Figure scripts
╔══

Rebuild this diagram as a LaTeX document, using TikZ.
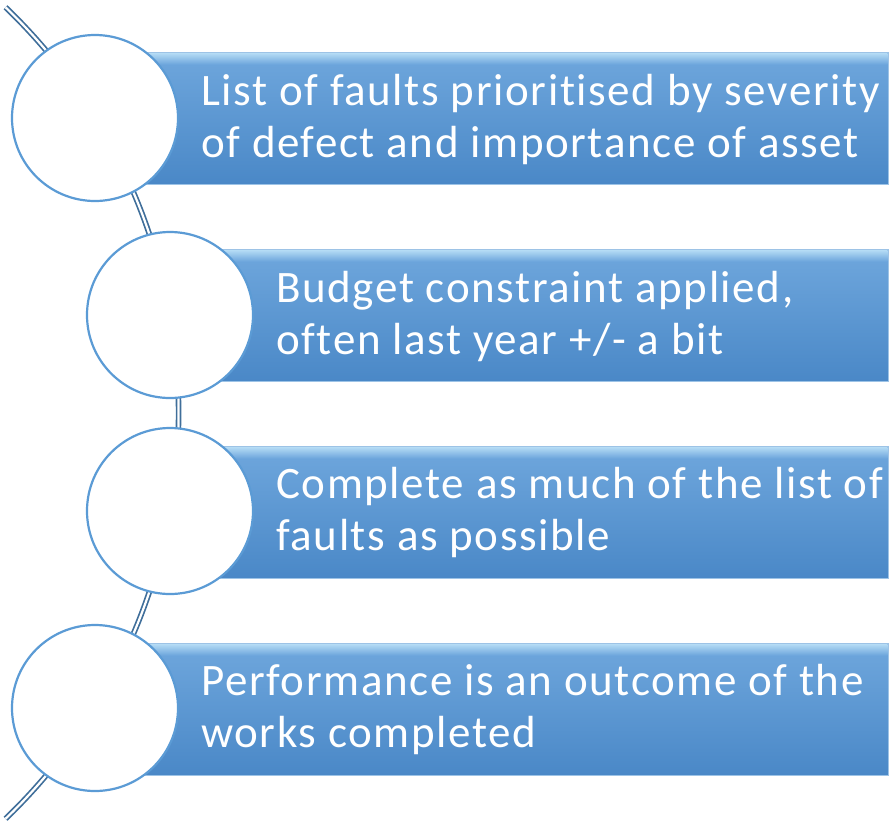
\documentclass[tikz,border=0pt]{standalone}
\usepackage{fontspec}
\setmainfont{Carlito}
\newfontfamily\barfont[LetterSpace=3.6,Ligatures=NoCommon]{Carlito}
\usetikzlibrary{calc}
\definecolor{barblue}{HTML}{5B9BD5}
\definecolor{bardark}{HTML}{4A88C7}
\definecolor{barmid}{HTML}{6FA7DD}
\definecolor{barlight}{HTML}{B5DCF5}
\definecolor{arcblue}{HTML}{3F6E9A}

\begin{document}
\begin{tikzpicture}[x=1pt,y=-1pt,
  my circle/.style={
    draw=barblue,
    fill=white,
    line width=2.2pt,
  },
  my bar/.style={
    top color=barmid,
    bottom color=bardark,
    draw=barblue!60!white,
    line width=0.8pt,
  },
  my shine/.style={
    top color=barlight,
    bottom color=barmid,
  },
  my text/.style={
    anchor=west,
    align=left,
    inner sep=0pt,
    text=white,
    font=\barfont\fontsize{45}{52}\selectfont,
  }]
  \useasboundingbox (0,0) rectangle (889,820);
  % the arc behind the circles
  \coordinate (O) at (-383.6,413);
  \coordinate (T) at ($(O)+(-46.2:562.2)$);
  \draw[arcblue, line width=1.7pt, double=white, double distance=2.2pt]
    (T) arc[start angle=-46.2, end angle=46.2, radius=562.2];
  % bars
  \shade[my bar] (95,52) rectangle (888,184);
  \shade[my shine] (95,53) rectangle (887.5,64);
  \shade[my bar] (170,249) rectangle (888,381);
  \shade[my shine] (170,250) rectangle (887.5,261);
  \shade[my bar] (170,446) rectangle (888,578);
  \shade[my shine] (170,447) rectangle (887.5,458);
  \shade[my bar] (95,643) rectangle (888,775);
  \shade[my shine] (95,644) rectangle (887.5,655);
  % circles
  \node[my circle, circle, minimum size=166pt] (c1) at (95,118) {};
  \node[my circle, circle, minimum size=166pt] (c2) at (170,315) {};
  \node[my circle, circle, minimum size=166pt] (c3) at (170,511) {};
  \node[my circle, circle, minimum size=166pt] (c4) at (95,708) {};
  % texts
  \node[my text] (t1) at (201,119) {List of faults prioritised by severity\\of defect and importance of asset};
  \node[my text] (t2) at (276,316) {Budget constraint applied,\\often last year +/- a bit};
  \node[my text] (t3) at (276,512) {Complete as much of the list of\\faults as possible};
  \node[my text] (t4) at (201,709) {Performance is an outcome of the\\works completed};
\end{tikzpicture}
\end{document}
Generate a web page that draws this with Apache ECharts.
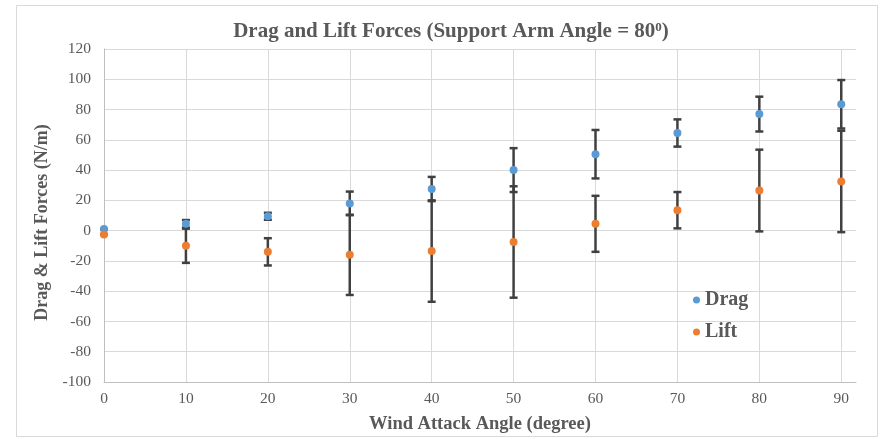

╚══

Task requirements - Reproduce the material above verbatim; omit every picture.

Exercise result -
Rebuild this diagram as a LaTeX document, using TikZ.
\documentclass[tikz,border=0pt]{standalone}
\usepackage{fontspec}
\setmainfont{Carlito}
\newfontfamily\barfont[LetterSpace=3.6,Ligatures=NoCommon]{Carlito}
\usetikzlibrary{calc}
\definecolor{barblue}{HTML}{5B9BD5}
\definecolor{bardark}{HTML}{4A88C7}
\definecolor{barmid}{HTML}{6FA7DD}
\definecolor{barlight}{HTML}{B5DCF5}
\definecolor{arcblue}{HTML}{3F6E9A}

\begin{document}
\begin{tikzpicture}[x=1pt,y=-1pt,
  my circle/.style={
    draw=barblue,
    fill=white,
    line width=2.2pt,
  },
  my bar/.style={
    top color=barmid,
    bottom color=bardark,
    draw=barblue!60!white,
    line width=0.8pt,
  },
  my shine/.style={
    top color=barlight,
    bottom color=barmid,
  },
  my text/.style={
    anchor=west,
    align=left,
    inner sep=0pt,
    text=white,
    font=\barfont\fontsize{45}{52}\selectfont,
  }]
  \useasboundingbox (0,0) rectangle (889,820);
  % the arc behind the circles
  \coordinate (O) at (-383.6,413);
  \coordinate (T) at ($(O)+(-46.2:562.2)$);
  \draw[arcblue, line width=1.7pt, double=white, double distance=2.2pt]
    (T) arc[start angle=-46.2, end angle=46.2, radius=562.2];
  % bars
  \shade[my bar] (95,52) rectangle (888,184);
  \shade[my shine] (95,53) rectangle (887.5,64);
  \shade[my bar] (170,249) rectangle (888,381);
  \shade[my shine] (170,250) rectangle (887.5,261);
  \shade[my bar] (170,446) rectangle (888,578);
  \shade[my shine] (170,447) rectangle (887.5,458);
  \shade[my bar] (95,643) rectangle (888,775);
  \shade[my shine] (95,644) rectangle (887.5,655);
  % circles
  \node[my circle, circle, minimum size=166pt] (c1) at (95,118) {};
  \node[my circle, circle, minimum size=166pt] (c2) at (170,315) {};
  \node[my circle, circle, minimum size=166pt] (c3) at (170,511) {};
  \node[my circle, circle, minimum size=166pt] (c4) at (95,708) {};
  % texts
  \node[my text] (t1) at (201,119) {List of faults prioritised by severity\\of defect and importance of asset};
  \node[my text] (t2) at (276,316) {Budget constraint applied,\\often last year +/- a bit};
  \node[my text] (t3) at (276,512) {Complete as much of the list of\\faults as possible};
  \node[my text] (t4) at (201,709) {Performance is an outcome of the\\works completed};
\end{tikzpicture}
\end{document}
Generate a web page that draws this with Apache ECharts.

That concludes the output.